* [Data lines]
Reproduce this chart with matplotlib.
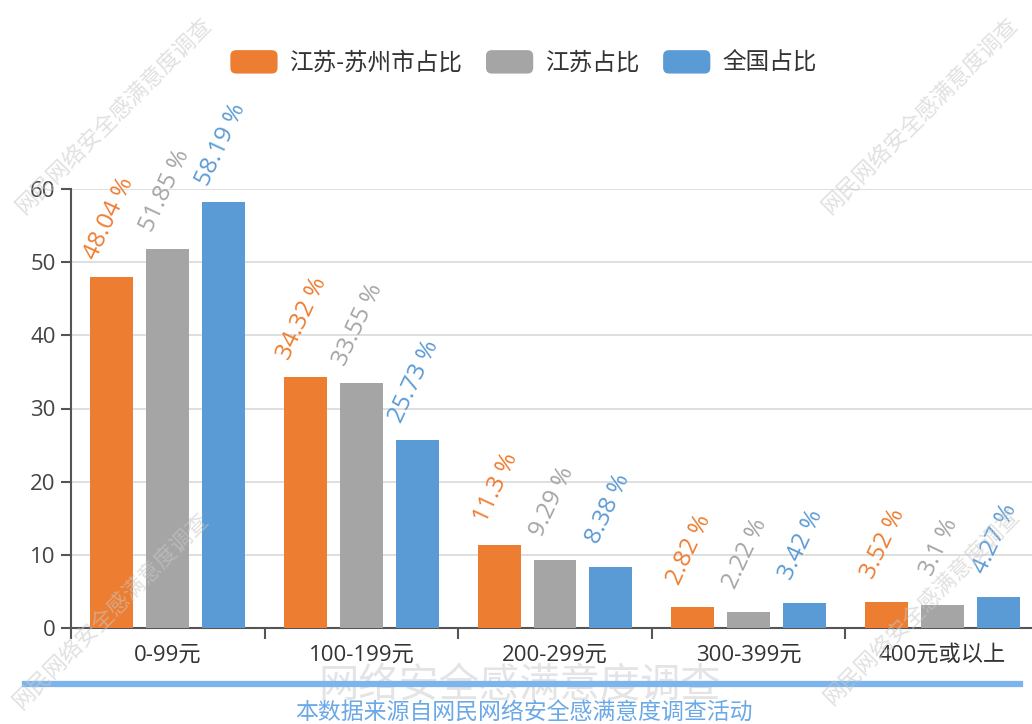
import numpy as np
import matplotlib
matplotlib.use("Agg")
import matplotlib.pyplot as plt
from matplotlib.patches import FancyBboxPatch, Patch
from matplotlib.legend_handler import HandlerPatch

plt.rcParams['font.family'] = ['Open Sans', 'Noto Sans CJK SC', 'DejaVu Sans']

# 数据
categories = ['0-99元', '100-199元', '200-299元', '300-399元', '400元或以上']
series_names = ['江苏-苏州市占比', '江苏占比', '全国占比']
suzhou = [48.04, 34.32, 11.3, 2.82, 3.52]
jiangsu = [51.85, 33.55, 9.29, 2.22, 3.1]
quanguo = [58.19, 25.73, 8.38, 3.42, 4.27]
colors = ['#ed7d31', '#a5a5a5', '#5b9bd5']

watermark = '网民网络安全感满意度调查'
title_mark = '网络安全感满意度调查'
source_text = '本数据来源自网民网络安全感满意度调查活动'


class RoundHandler(HandlerPatch):
    # 圆角图例色块
    def create_artists(self, legend, orig_handle, xdescent, ydescent,
                       width, height, fontsize, trans):
        p = FancyBboxPatch((-xdescent, -ydescent), width, height,
                           boxstyle='round,pad=0,rounding_size=%f' % (height * 0.25),
                           fc=orig_handle.get_facecolor(), ec='none', transform=trans)
        return [p]


fig = plt.figure(figsize=(10.32, 7.24), dpi=100)
ax = fig.add_axes([71 / 1032, 1 - 628 / 724, 968 / 1032, (628 - 189) / 724])

x = np.arange(len(categories))
offsets = [-0.289, 0, 0.289]
width = 0.222
for vals, off, col in zip([suzhou, jiangsu, quanguo], offsets, colors):
    bars = ax.bar(x + off, vals, width, color=col, zorder=3)
    for b, v in zip(bars, vals):
        ax.annotate(f'{v:g} %', (b.get_x() + b.get_width() / 2, b.get_height()),
                    xytext=(-3, 58), textcoords='offset pixels',
                    ha='center', va='center', rotation=65, rotation_mode='anchor',
                    fontsize=17.5, color=col, zorder=4, annotation_clip=False)

ax.set_xlim(-0.5, len(categories) - 0.5)
ax.set_ylim(0, 60)
ax.set_yticks(np.arange(0, 61, 10))
ax.yaxis.grid(True, color='#d9d9d9', lw=1.2, zorder=0)
ax.set_axisbelow(True)

ax.set_xticks(x)
ax.set_xticklabels(categories)
ax.set_xticks(np.arange(-0.5, len(categories)), minor=True)
ax.tick_params(axis='x', which='major', length=0, pad=12, labelsize=16, labelcolor='#333333')
ax.tick_params(axis='x', which='minor', length=8, width=1.5, color='#555555')
ax.tick_params(axis='y', length=7, width=1.5, color='#555555', pad=4,
               labelsize=16, labelcolor='#444444')

for s in ['top', 'right']:
    ax.spines[s].set_visible(False)
for s in ['left', 'bottom']:
    ax.spines[s].set_color('#555555')
    ax.spines[s].set_linewidth(1.5)

# 图例
handles = [Patch(facecolor=c) for c in colors]
fig.legend(handles, series_names, loc='center', bbox_to_anchor=(523.5 / 1032, 1 - 63 / 724),
           ncol=3, frameon=False, fontsize=17, labelcolor='#333333',
           handlelength=2.0, handleheight=1.15, handletextpad=0.5, columnspacing=1.0,
           handler_map={Patch: RoundHandler()})

# 水印
for cx, cy in [(115, 117), (921, 117), (112, 612), (923, 608)]:
    fig.text(cx / 1032, 1 - cy / 724, watermark, rotation=45, ha='center', va='center',
             fontsize=16, color='#c8c8c8', alpha=0.55, zorder=10)

# 底部
fig.text(520 / 1032, 1 - 686 / 724, title_mark, ha='center', va='center',
         fontsize=29, color='#e4e4e4', zorder=1)
fig.add_artist(plt.Line2D([25 / 1032, 1020 / 1032], [1 - 684 / 724, 1 - 684 / 724],
                          color='#7cb5ec', lw=4.5, zorder=2))
fig.text(524 / 1032, 1 - 713 / 724, source_text, ha='center', va='center',
         fontsize=16.5, color='#6aa8e6', zorder=3)

fig.savefig('out.png', dpi=100)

* [Short task]
Begin at the first line of the material and copy each line exactly through the one containing "ax.set_axisbelow(True)". Omit pictures.

* [In response]
Reproduce this chart with matplotlib.
import numpy as np
import matplotlib
matplotlib.use("Agg")
import matplotlib.pyplot as plt
from matplotlib.patches import FancyBboxPatch, Patch
from matplotlib.legend_handler import HandlerPatch

plt.rcParams['font.family'] = ['Open Sans', 'Noto Sans CJK SC', 'DejaVu Sans']

# 数据
categories = ['0-99元', '100-199元', '200-299元', '300-399元', '400元或以上']
series_names = ['江苏-苏州市占比', '江苏占比', '全国占比']
suzhou = [48.04, 34.32, 11.3, 2.82, 3.52]
jiangsu = [51.85, 33.55, 9.29, 2.22, 3.1]
quanguo = [58.19, 25.73, 8.38, 3.42, 4.27]
colors = ['#ed7d31', '#a5a5a5', '#5b9bd5']

watermark = '网民网络安全感满意度调查'
title_mark = '网络安全感满意度调查'
source_text = '本数据来源自网民网络安全感满意度调查活动'


class RoundHandler(HandlerPatch):
    # 圆角图例色块
    def create_artists(self, legend, orig_handle, xdescent, ydescent,
                       width, height, fontsize, trans):
        p = FancyBboxPatch((-xdescent, -ydescent), width, height,
                           boxstyle='round,pad=0,rounding_size=%f' % (height * 0.25),
                           fc=orig_handle.get_facecolor(), ec='none', transform=trans)
        return [p]


fig = plt.figure(figsize=(10.32, 7.24), dpi=100)
ax = fig.add_axes([71 / 1032, 1 - 628 / 724, 968 / 1032, (628 - 189) / 724])

x = np.arange(len(categories))
offsets = [-0.289, 0, 0.289]
width = 0.222
for vals, off, col in zip([suzhou, jiangsu, quanguo], offsets, colors):
    bars = ax.bar(x + off, vals, width, color=col, zorder=3)
    for b, v in zip(bars, vals):
        ax.annotate(f'{v:g} %', (b.get_x() + b.get_width() / 2, b.get_height()),
                    xytext=(-3, 58), textcoords='offset pixels',
                    ha='center', va='center', rotation=65, rotation_mode='anchor',
                    fontsize=17.5, color=col, zorder=4, annotation_clip=False)

ax.set_xlim(-0.5, len(categories) - 0.5)
ax.set_ylim(0, 60)
ax.set_yticks(np.arange(0, 61, 10))
ax.yaxis.grid(True, color='#d9d9d9', lw=1.2, zorder=0)
ax.set_axisbelow(True)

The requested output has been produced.